Thursday, September 25, 2008

Naomi Klein

"...what’s so stunning about this... is that here you have a crisis that everyone seems to agree is borne of deregulation, and they’re actually calling for more deregulation. We have a situation where the debt is exploding on American taxpayers, and they want to suspend corporate taxes, which is actually what might defray some of those costs from regular taxpayers. So it’s an incredible display of opportunism. And this is what I mean by stage two of the shock doctrine. The first stage is just the bailout, but the second stage are all of these radical reforms that are going to be invoked in the name of the crisis that the bailout is creating, whether it’s pushed through right now or whether it’s pushed through later."

Update Sept. 27: Fortunately, enough in the senate/house of reps have caughten on to the ruse to cause serious delays/kerfuffles. Amazingly, it's a clutch of hard-core Republicans that are providing the thorniest resistance.

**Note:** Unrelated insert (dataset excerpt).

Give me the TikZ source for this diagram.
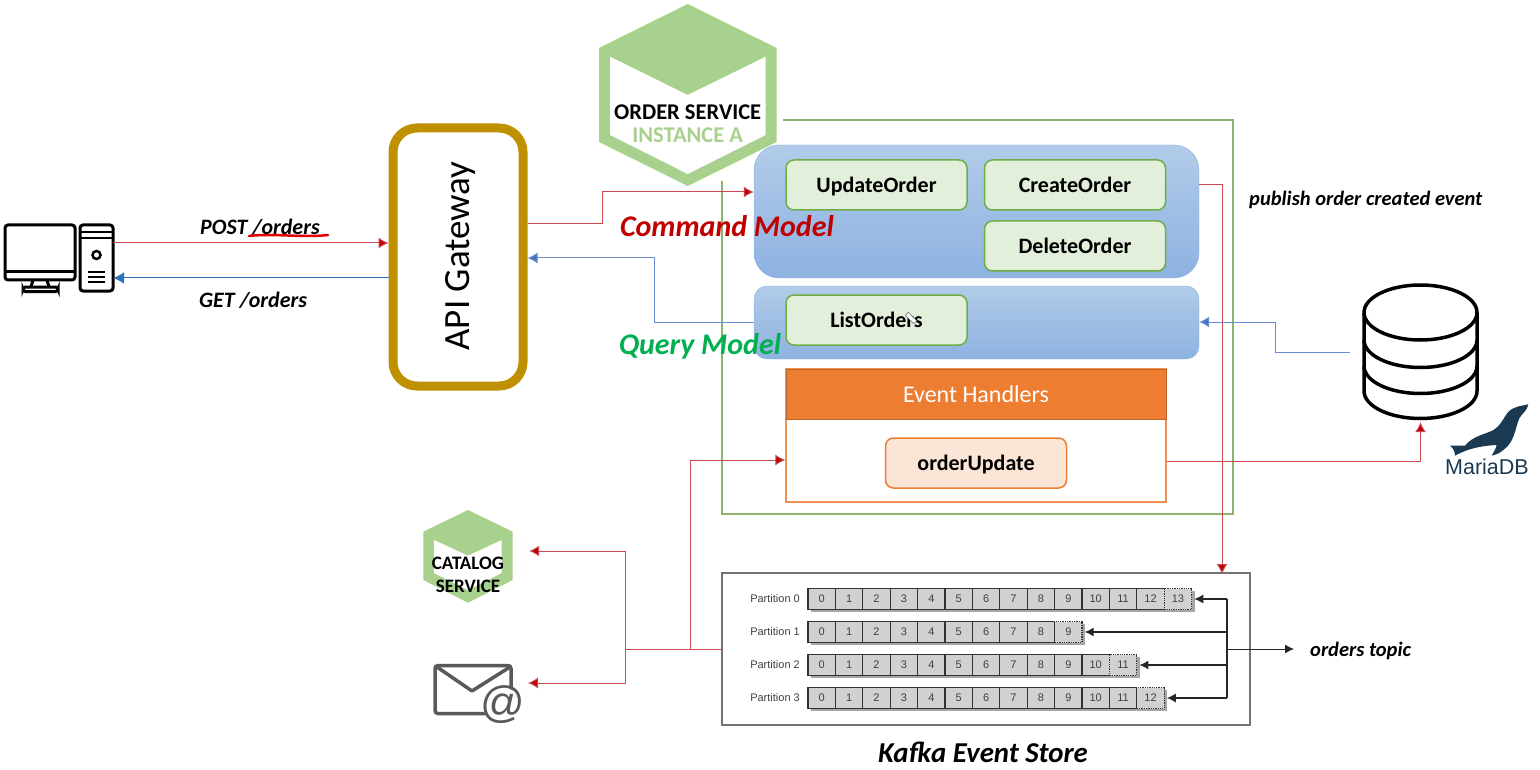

And Democrats, who might have caved in, don't want to be left holding the skunk. Seems Paulson's mistake was to edit the bill down to three pages: as a result, the infamous Section 8 became all-apparent. Harper up here is much slicker: he would have buried that nasty provision in a omnibus bill of 47 pages and tried to ram it through unnoticed (as he did with that censorship law). Let's hold our collective breaths, cross fingers...

Here though, is another discussion that suggests that Republican ideology in the House blocked what seems a more plausible proposal put forward by the Democrats, along the lines of a successful government bailout in Sweden in the early 1990's... and that it might ultimately plunge the country into a '30s style depression.

Clearly, I have a lot more authority when I discuss iambic pentameter.